**WHAT IS ASKED**
Restate each line of the listing exactly, without carrying over any pictures.
******************************
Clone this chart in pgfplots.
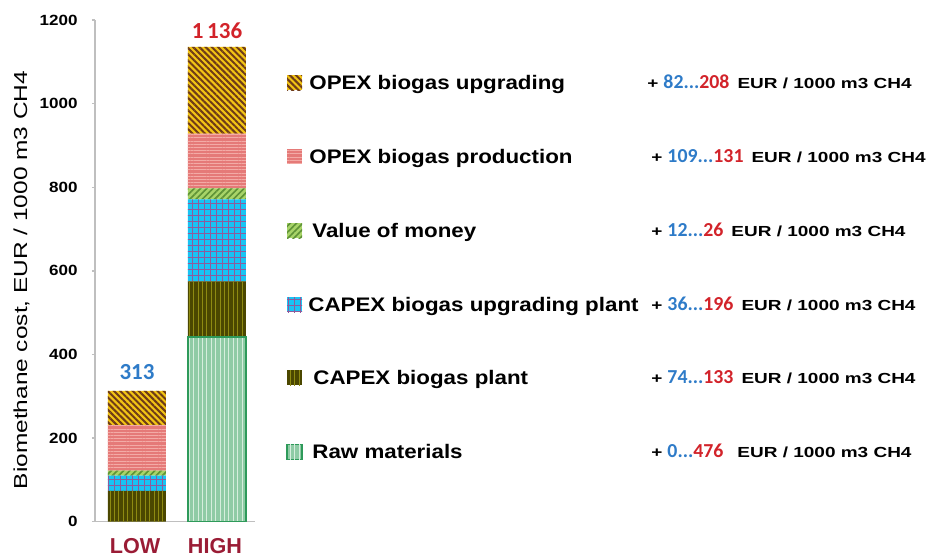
\documentclass[border=0pt]{standalone}
\usepackage{pgfplots}
\pgfplotsset{compat=1.18}
\usetikzlibrary{patterns.meta}
\usepackage{fontspec}
\setmainfont{Liberation Sans}
\newfontfamily\legfont{Liberation Sans}[FakeStretch=1.14]
\newfontfamily\annfont{Liberation Sans}[FakeStretch=1.3]
\newfontfamily\tickfont{Liberation Sans}[FakeStretch=1.15]
\newfontfamily\ylabfont{Liberation Sans}[FakeStretch=1.3]
\newfontfamily\calibri{Carlito}
\newfontfamily\arial{Liberation Sans}

\definecolor{rawfill}{HTML}{8FCBA5}
\definecolor{rawline}{HTML}{D6EEDD}
\definecolor{rawedge}{HTML}{2E9A5A}
\definecolor{plantfill}{HTML}{4B4700}
\definecolor{plantline}{HTML}{8E8A12}
\definecolor{upgfill}{HTML}{18C4F4}
\definecolor{upgline}{HTML}{8E5C9C}
\definecolor{vomfill}{HTML}{A8D468}
\definecolor{vomline}{HTML}{5E9236}
\definecolor{prodfill}{HTML}{E57A78}
\definecolor{prodline}{HTML}{F3ABA6}
\definecolor{opupfill}{HTML}{F2C414}
\definecolor{opupline}{HTML}{6E3B18}
\definecolor{numblue}{HTML}{2E7BC8}
\definecolor{numred}{HTML}{D2232A}
\definecolor{lowred}{HTML}{9A1C35}
\definecolor{axgray}{HTML}{BFBFBF}

\tikzset{
  rawst/.style={fill=rawfill, draw=rawedge, line width=0.6pt,
    postaction={pattern={Lines[angle=90,distance=2.2pt,line width=0.5pt]}, pattern color=rawline}},
  plantst/.style={fill=plantfill, draw=none,
    postaction={pattern={Lines[angle=90,distance=2.2pt,line width=0.45pt]}, pattern color=plantline}},
  upgst/.style={fill=upgfill, draw=none,
    postaction={pattern={Hatch[angle=0,distance=3pt,line width=0.42pt]}, pattern color=upgline}},
  vomst/.style={fill=vomfill, draw=none,
    postaction={pattern={Lines[angle=45,distance=2.2pt,line width=0.8pt]}, pattern color=vomline}},
  prodst/.style={fill=prodfill, draw=none,
    postaction={pattern={Lines[angle=0,distance=1.6pt,line width=0.4pt]}, pattern color=prodline}},
  opupst/.style={fill=opupfill, draw=none,
    postaction={pattern={Lines[angle=-45,distance=2.2pt,line width=1.0pt]}, pattern color=opupline}},
}

\newcommand{\legentry}[4]{%
  \fill[#1] (96pt,#2-3.75pt) rectangle (103.5pt,#2+3.75pt);
  \node[anchor=base west, inner sep=0pt, font=\legfont\bfseries\fontsize{9.8}{10}\selectfont] at (#3,#2-3.5pt) {#4};}
\newcommand{\annot}[5]{%
  \node[anchor=base west, inner sep=0pt] at (#1,#2-3pt)
   {\annfont\bfseries\fontsize{7.3}{8}\selectfont +\hspace{2.5pt}{\calibri\bfseries\fontsize{9.9}{10}\selectfont\color{numblue}#3...\color{numred}#4}#5EUR / 1000 m3 CH4};}

\begin{document}
\begin{tikzpicture}
\path[use as bounding box] (-47.5pt,-17.65pt) rectangle (416.5pt,260.85pt);
\begin{axis}[
  width=80pt, height=250.85pt, scale only axis,
  ybar stacked, bar width=29pt, bar shift=1pt,
  xmin=-0.5, xmax=1.5, ymin=0, ymax=1200,
  clip=false,
  axis x line*=bottom, axis y line*=left,
  axis line style={draw=axgray, line width=0.7pt},
  xtick={0,1}, xticklabels={LOW,HIGH},
  major x tick style={draw=none},
  extra x ticks={-0.5,0.5,1.5}, extra x tick labels={},
  extra x tick style={major tick length=3.5pt, tick align=outside,
     tick style={draw=axgray, line width=0.7pt}},
  ytick={0,200,...,1200},
  major y tick style={draw=axgray, line width=0.7pt},
  major tick length=1.5pt, tick align=outside,
  xticklabel style={font=\arial\bfseries\fontsize{10.8}{12}\selectfont, text=lowred, anchor=base, yshift=-14.6pt},
  yticklabel style={font=\tickfont\bfseries\fontsize{7.4}{8}\selectfont, anchor=east, inner sep=0pt, xshift=-7pt},
  /pgf/number format/assume math mode=true,
  /pgf/number format/1000 sep={},
]
\addplot[rawst] coordinates {(0,0) (1,442)};
\addplot[plantst] coordinates {(0,74) (1,133)};
\addplot[upgst] coordinates {(0,36) (1,196)};
\addplot[vomst] coordinates {(0,12) (1,26)};
\addplot[prodst] coordinates {(0,109) (1,131)};
\addplot[opupst] coordinates {(0,82) (1,208)};
\node[font=\calibri\bfseries\fontsize{11.5}{12}\selectfont, text=numblue, anchor=base, xshift=1pt, yshift=5.85pt] at (axis cs:0,313) {313};
\node[font=\calibri\bfseries\fontsize{11.5}{12}\selectfont, text=numred, anchor=base, xshift=1pt, yshift=4.35pt] at (axis cs:1,1136) {1\,136};
\end{axis}
\node[rotate=90, font=\ylabfont\fontsize{9.4}{10}\selectfont] at (-36.75pt,120.85pt) {Biomethane cost, EUR / 1000 m3 CH4};
\legentry{opupst}{219.35pt}{107pt}{OPEX biogas upgrading}
\legentry{prodst}{182.35pt}{107pt}{OPEX biogas production}
\legentry{vomst}{145.35pt}{108.5pt}{Value of money}
\legentry{upgst}{108.35pt}{106.5pt}{CAPEX biogas upgrading plant}
\legentry{plantst}{71.85pt}{109pt}{CAPEX biogas plant}
\legentry{rawst}{34.85pt}{108.5pt}{Raw materials}
\annot{276pt}{219.35pt}{82}{208}{\hspace{4pt}}
\annot{278pt}{182.35pt}{109}{131}{\hspace{4pt}}
\annot{278pt}{145.35pt}{12}{26}{\hspace{4pt}}
\annot{278pt}{108.35pt}{36}{196}{\hspace{4pt}}
\annot{278pt}{71.85pt}{74}{133}{\hspace{4pt}}
\annot{278pt}{34.85pt}{0}{476}{\hspace{7pt}}
\end{tikzpicture}
\end{document}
******************************
**ANSWER BELOW**
Clone this chart in pgfplots.
\documentclass[border=0pt]{standalone}
\usepackage{pgfplots}
\pgfplotsset{compat=1.18}
\usetikzlibrary{patterns.meta}
\usepackage{fontspec}
\setmainfont{Liberation Sans}
\newfontfamily\legfont{Liberation Sans}[FakeStretch=1.14]
\newfontfamily\annfont{Liberation Sans}[FakeStretch=1.3]
\newfontfamily\tickfont{Liberation Sans}[FakeStretch=1.15]
\newfontfamily\ylabfont{Liberation Sans}[FakeStretch=1.3]
\newfontfamily\calibri{Carlito}
\newfontfamily\arial{Liberation Sans}

\definecolor{rawfill}{HTML}{8FCBA5}
\definecolor{rawline}{HTML}{D6EEDD}
\definecolor{rawedge}{HTML}{2E9A5A}
\definecolor{plantfill}{HTML}{4B4700}
\definecolor{plantline}{HTML}{8E8A12}
\definecolor{upgfill}{HTML}{18C4F4}
\definecolor{upgline}{HTML}{8E5C9C}
\definecolor{vomfill}{HTML}{A8D468}
\definecolor{vomline}{HTML}{5E9236}
\definecolor{prodfill}{HTML}{E57A78}
\definecolor{prodline}{HTML}{F3ABA6}
\definecolor{opupfill}{HTML}{F2C414}
\definecolor{opupline}{HTML}{6E3B18}
\definecolor{numblue}{HTML}{2E7BC8}
\definecolor{numred}{HTML}{D2232A}
\definecolor{lowred}{HTML}{9A1C35}
\definecolor{axgray}{HTML}{BFBFBF}

\tikzset{
  rawst/.style={fill=rawfill, draw=rawedge, line width=0.6pt,
    postaction={pattern={Lines[angle=90,distance=2.2pt,line width=0.5pt]}, pattern color=rawline}},
  plantst/.style={fill=plantfill, draw=none,
    postaction={pattern={Lines[angle=90,distance=2.2pt,line width=0.45pt]}, pattern color=plantline}},
  upgst/.style={fill=upgfill, draw=none,
    postaction={pattern={Hatch[angle=0,distance=3pt,line width=0.42pt]}, pattern color=upgline}},
  vomst/.style={fill=vomfill, draw=none,
    postaction={pattern={Lines[angle=45,distance=2.2pt,line width=0.8pt]}, pattern color=vomline}},
  prodst/.style={fill=prodfill, draw=none,
    postaction={pattern={Lines[angle=0,distance=1.6pt,line width=0.4pt]}, pattern color=prodline}},
  opupst/.style={fill=opupfill, draw=none,
    postaction={pattern={Lines[angle=-45,distance=2.2pt,line width=1.0pt]}, pattern color=opupline}},
}

\newcommand{\legentry}[4]{%
  \fill[#1] (96pt,#2-3.75pt) rectangle (103.5pt,#2+3.75pt);
  \node[anchor=base west, inner sep=0pt, font=\legfont\bfseries\fontsize{9.8}{10}\selectfont] at (#3,#2-3.5pt) {#4};}
\newcommand{\annot}[5]{%
  \node[anchor=base west, inner sep=0pt] at (#1,#2-3pt)
   {\annfont\bfseries\fontsize{7.3}{8}\selectfont +\hspace{2.5pt}{\calibri\bfseries\fontsize{9.9}{10}\selectfont\color{numblue}#3...\color{numred}#4}#5EUR / 1000 m3 CH4};}

\begin{document}
\begin{tikzpicture}
\path[use as bounding box] (-47.5pt,-17.65pt) rectangle (416.5pt,260.85pt);
\begin{axis}[
  width=80pt, height=250.85pt, scale only axis,
  ybar stacked, bar width=29pt, bar shift=1pt,
  xmin=-0.5, xmax=1.5, ymin=0, ymax=1200,
  clip=false,
  axis x line*=bottom, axis y line*=left,
  axis line style={draw=axgray, line width=0.7pt},
  xtick={0,1}, xticklabels={LOW,HIGH},
  major x tick style={draw=none},
  extra x ticks={-0.5,0.5,1.5}, extra x tick labels={},
  extra x tick style={major tick length=3.5pt, tick align=outside,
     tick style={draw=axgray, line width=0.7pt}},
  ytick={0,200,...,1200},
  major y tick style={draw=axgray, line width=0.7pt},
  major tick length=1.5pt, tick align=outside,
  xticklabel style={font=\arial\bfseries\fontsize{10.8}{12}\selectfont, text=lowred, anchor=base, yshift=-14.6pt},
  yticklabel style={font=\tickfont\bfseries\fontsize{7.4}{8}\selectfont, anchor=east, inner sep=0pt, xshift=-7pt},
  /pgf/number format/assume math mode=true,
  /pgf/number format/1000 sep={},
]
\addplot[rawst] coordinates {(0,0) (1,442)};
\addplot[plantst] coordinates {(0,74) (1,133)};
\addplot[upgst] coordinates {(0,36) (1,196)};
\addplot[vomst] coordinates {(0,12) (1,26)};
\addplot[prodst] coordinates {(0,109) (1,131)};
\addplot[opupst] coordinates {(0,82) (1,208)};
\node[font=\calibri\bfseries\fontsize{11.5}{12}\selectfont, text=numblue, anchor=base, xshift=1pt, yshift=5.85pt] at (axis cs:0,313) {313};
\node[font=\calibri\bfseries\fontsize{11.5}{12}\selectfont, text=numred, anchor=base, xshift=1pt, yshift=4.35pt] at (axis cs:1,1136) {1\,136};
\end{axis}
\node[rotate=90, font=\ylabfont\fontsize{9.4}{10}\selectfont] at (-36.75pt,120.85pt) {Biomethane cost, EUR / 1000 m3 CH4};
\legentry{opupst}{219.35pt}{107pt}{OPEX biogas upgrading}
\legentry{prodst}{182.35pt}{107pt}{OPEX biogas production}
\legentry{vomst}{145.35pt}{108.5pt}{Value of money}
\legentry{upgst}{108.35pt}{106.5pt}{CAPEX biogas upgrading plant}
\legentry{plantst}{71.85pt}{109pt}{CAPEX biogas plant}
\legentry{rawst}{34.85pt}{108.5pt}{Raw materials}
\annot{276pt}{219.35pt}{82}{208}{\hspace{4pt}}
\annot{278pt}{182.35pt}{109}{131}{\hspace{4pt}}
\annot{278pt}{145.35pt}{12}{26}{\hspace{4pt}}
\annot{278pt}{108.35pt}{36}{196}{\hspace{4pt}}
\annot{278pt}{71.85pt}{74}{133}{\hspace{4pt}}
\annot{278pt}{34.85pt}{0}{476}{\hspace{7pt}}
\end{tikzpicture}
\end{document}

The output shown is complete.